Almendarez-Torres Heartland

In Shepard, the National Association of Criminal Defense Lawyers filed an amicus brief suggesting that the Court should use the case to simply reverse Almendarez-Torres. As recognized by Justice Thomas concurring, the parties did not raise that issue. However, Justice Thomas once again recognized that, without his mistaken vote in Almendarez-Torres, the case would not survive. With some passion, Justice Thomas points to the shameful number of persons incarcerated in violation of Sixth Amendment rights.

The core holding of Almendarez-Torres should be preserved for review by the Supreme Court. Under the Booker constitutional ruling, if the guidelines were mandatory, the effect of prior convictions is pervasive. The Chapter 4 facts increase the maximum sentence along the horizontal axis, and think of all the non-fact-of-conviction factors such as length of sentence, time since release, and supervision status at the time of the offense. The Booker remedial opinion still requires thinking about these facts where the resolution would be the difference between a reasonable and an unreasonable sentence. The procedures for 21 U.S.C. § 851 may also implicate the core holding of Almendarez-Torres, especially given its Fifth Amendment focus.

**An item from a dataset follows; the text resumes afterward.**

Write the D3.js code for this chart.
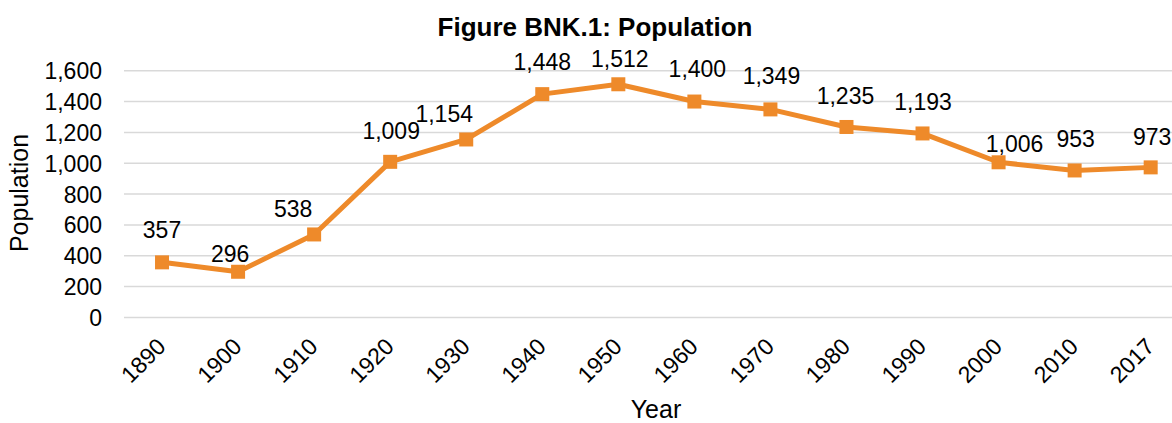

Steve Sady, Chief Deputy Federal Public Defender, Portland, Oregon


Anonymous Anonymous said...

Great analysis. I recently stumbled on a case out of Washington state -- State v. Jones, Nos. 53322-3-I, 53875-6-I, 2005 WL 458744 (Wash. App. Div. 1 Feb 28, 2005), which held that whether or not a defendant's offender score causes a bump in criminal history due to community custody status at the time of the offense is a factual issue that must be pled and proven under Apprendi. Seems like this can be used, for example, in arguing that whether or not prior convictions are separate under ACCA is something that must be pled and proven.